岡崎京子は、そんな視点を超えている。超越している。
作中の少女たちは、それぞれに望んだり求めたり楽しんだり舞い上がったり堕ちていったりするのだけど、決して、警鐘だとか侮蔑だとか擁護だとか同情だとか、そういった感情が描写に含まれていない。と、思う。ただ、そうなるよねって。本当に、ただの真理として、描かれている。それは数学の公式のように。物理の法則のように。1+1は2だし、重いものは落ちる。そんな当然のことに対して、何の意見を言ってどうなると?
岡崎京子は、少女たちを、それと同じ感覚で見ているような気がする。ひとりの人間が同じ人間を見る視点じゃない。
ほんとに、この人は神じゃないかと思う。既に伝説になっているし。
何だろうこの人? 何でこの世界に降りてきて、わたしたちに真理なんか教えてくれたんだろう? きっと、そんなことしなくても生きていける人なのに。何のために? 何の得があって? 気まぐれ?
漫画なんて描かなくていい人なんだと思うんだ。漫画家って、仕事だからとかお金のためだとかって理由もあると思うけど、結局、描かないといられない人なんだと思うのね。漫画を描かないといられない人。
岡崎京子って、他にいくらでも楽しいこともあって、他の何かで生きていけて、漫画を描いたり読んだりしないといけない人ではないと思うの。漫画なんか彼氏のうちでしか読まないくらいの。
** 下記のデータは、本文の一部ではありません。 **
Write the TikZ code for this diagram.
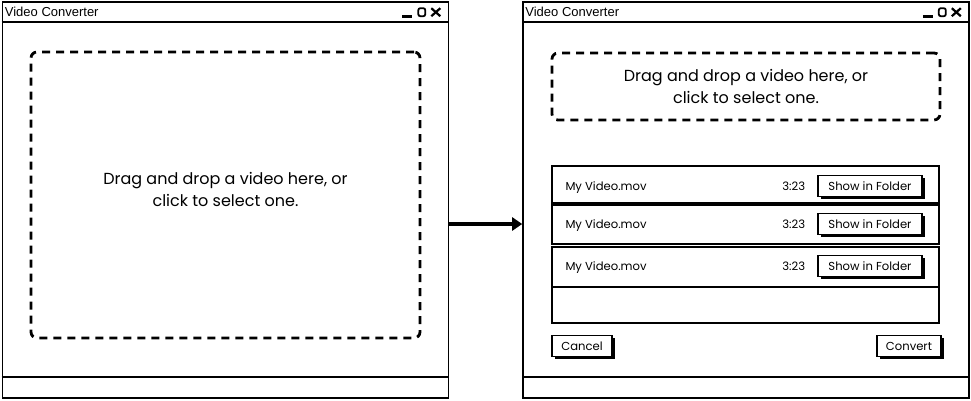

例えそれをかわいいといってもディズニーやキャラグッズと同列で、何も特別じゃないような人種じゃないのかな?
そんな人が、何で漫画なんか描いてくれたんだろう? しかも、本人の人生には関係ないような、しかし多くの女の子たちの心に鋭く深く突き刺さるような真理を。
ほんとに、この人って神様なんだと思うんだ。